Em resposta a uma solicitação de 12 de Fevereiro de 2014, referente ao assunto supracitado, a Direcção do Colégio da Especialidade de Ginecologia/Obstetrícia transcreve o parecer elaborado pelo Senhor Prof. Doutor Sousa Barros, com o qual esta Direcção concorda e que assume como seu:
“Não existem evidências científicas que validem a segurança e a eficiência deste tipo de procedimento, particularmente, no que diz respeito ao recém-nascido. De facto, embora uma análise da literatura científica sobre nascimentos subaquáticas identifique alguns estudos positivos, a falta de controlos científicos adequados, um número significativo de mortes e de doenças infantis não permitem recomendar e apoiar os partos na água. Não há nenhuma evidência convincente de benefício para o recém-nascido, mas alguma preocupação de dano grave. Portanto, o trabalho de parto e/ou o nascimento subaquático devem ser considerados procedimentos experimentais, que não devem ser realizados, excepto dentro do contexto de ensaios clínicos, adequadamente concebidos e após o consentimento informado das parturientes.
As apaixonadas alegações a favor do parto/nascimento na água carecem de fundamento, sendo baseadas em evidências anedóticas, sem ensaios clínicos randomizados que permitam uma avaliação baseada em evidências sobre a segurança e os benefícios dos nascimentos em meio aquático.
A introdução de qualquer procedimento clínico num serviço de acção médica pressupõe que o responsável por essa implementação, assegurou uma cobertura em recursos humanos capaz de garantir assistência sem quebras de continuidade até os procedimentos estarem concluídos.

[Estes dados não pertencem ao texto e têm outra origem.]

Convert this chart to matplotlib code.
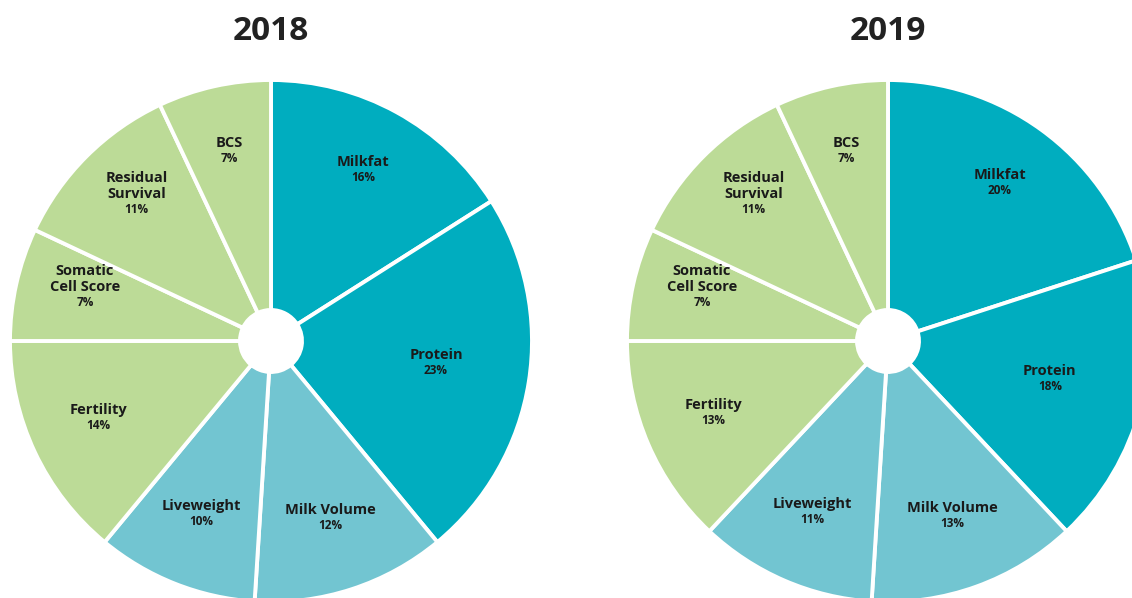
import numpy as np
import matplotlib.pyplot as plt

# breeding worth weightings, clockwise from 12 o'clock
categories = ["Milkfat", "Protein", "Milk Volume", "Liveweight", "Fertility",
              "Somatic\nCell Score", "Residual\nSurvival", "BCS"]
values_2018 = [16, 23, 12, 10, 14, 7, 11, 7]
values_2019 = [20, 18, 13, 11, 13, 7, 11, 7]
years = ["2018", "2019"]

dark_teal = "#00adbf"
light_teal = "#72c5d1"
green = "#bcdb97"
colors = [dark_teal, dark_teal, light_teal, light_teal, green, green, green, green]

W, H = 1132, 598
fig = plt.figure(figsize=(W / 100, H / 100), dpi=100)
ax = fig.add_axes([0, 0, 1, 1])
ax.set_aspect("equal")
ax.axis("off")

R = 261
hole = 31
centers = [(271, H - 341), (888, H - 341)]

for year, vals, (cx, cy) in zip(years, [values_2018, values_2019], centers):
    ax.pie(vals, colors=colors, startangle=90, counterclock=False,
           center=(cx, cy), radius=R,
           wedgeprops=dict(width=R - hole, edgecolor="white", linewidth=2.8))
    ax.text(cx, H - 32, year, ha="center", va="center", fontsize=24,
            fontweight="bold", color="#222222", family="Open Sans")

    # labels at the middle of each wedge
    total = sum(vals)
    start = 90.0
    for name, v in zip(categories, vals):
        span = 360.0 * v / total
        mid = np.deg2rad(start - span / 2)
        start -= span
        rf = 0.64 if name == "Protein" else 0.73
        lx = cx + rf * R * np.cos(mid)
        ly = cy + rf * R * np.sin(mid) + 4
        ax.text(lx, ly + 1, name, ha="center", va="bottom",
                fontsize=10.5, fontweight="bold", color="#1a1a1a",
                family="Open Sans", linespacing=1.2)
        ax.text(lx, ly - 1, f"{v}%", ha="center", va="top",
                fontsize=8.5, fontweight="bold", color="#1a1a1a",
                family="Open Sans")

ax.set_xlim(0, W)
ax.set_ylim(0, H)
fig.savefig("out.png", dpi=100)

Assim, o responsável pela introdução do procedimento clínico num serviço deve ter em consideração o disposto no artigo 3º. do Código Deontológico destinado a médicos:
(Independência dos médicos)
- O médico, no exercício da sua profissão, é técnica e deontologicamente independente e responsável pelos seus actos.
Acresce, ainda, que, segundo a nossa interpretação do número 3 do referido artigo 3º., apesar da existência de hierarquias técnicas institucionais, legal ou contratualmente estabelecidas, em nenhum caso, um médico pode ser constrangido a praticar actos médicos contra sua vontade, sem prejuízo do disposto no artigo 7º. e 41º., número 1. Por outro lado, o Artigo 33º. (Condições de exercício) refere que:
- O médico deve exercer a sua profissão em condições que não prejudiquem a qualidade dos seus serviços e a especificidade da sua acção, não aceitando situações de interferência externa que lhe cerceiem a liberdade de fazer juízos clínicos e éticos e de actuar em conformidade com as leges artis.
Ora, o parto em meio aquático não está incluído como um procedimento que esteja de acordo com as leges artis médicas, não se encontrando referido na maioria dos tratados de obstetrícia ou de medicina materno fetal recomendados na formação médica.
Ainda o Artigo 34ª. (Responsabilidade) refere que:
- O médico é responsável pelos seus actos e pelos praticados por profissionais sob a sua orientação, desde que estes não se afastem das suas instruções, nem excedam os limites da sua competência.
- Nas equipas multidisciplinares, a responsabilidade de cada médico deve ser apreciada individualmente.
Assim, como atribuir responsabilidade a um médico pela execução de um procedimento que não iniciou e com o qual não concorda? Essa responsabilidade teria de ser transferida para o responsável do serviço.
Mesmo tendo em consideração o Artigo 38°. (Objecção técnica) – A recusa de subordinação a ordens técnicas oriundas de hierarquias institucionais, legal ou contratualmente estabelecidas, ou a normas de orientação adoptadas institucionalmente, só pode ser usada quando o médico se sentir constrangido a praticar ou deixar de praticar actos médicos, contra a sua opinião técnica, devendo, nesse caso, justificar-se de forma clara e por escrito.
Do exposto, pode concluir-se que o médico tem toda a legitimidade para recusar a realização de procedimentos com os quais não concorda. Em nossa opinião deverá, antecipadamente manifestá-lo por escrito, declarando que não aceitará a transferência de responsabilidade de qualquer parturiente que se encontre nas condições referidas. Caberá sempre a quem iniciou o procedimento, terminá-lo ou providenciar a sua substituição por quem esteja de acordo com o procedimento. Em circunstância alguma a parturiente pode ser abandonada, caso o procedimento esteja em curso.
Numa equipa em que nenhum médico esteja de acordo com o procedimento, o mesmo significa que esse procedimento não está disponível, não devendo ser oferecido às parturientes.
Conclusão:
O Colégio da Especialidade de Obstetrícia e Ginecologia da Ordem dos Médicos não recomenda o trabalho de parto e/ou o nascimento em meio subaquático.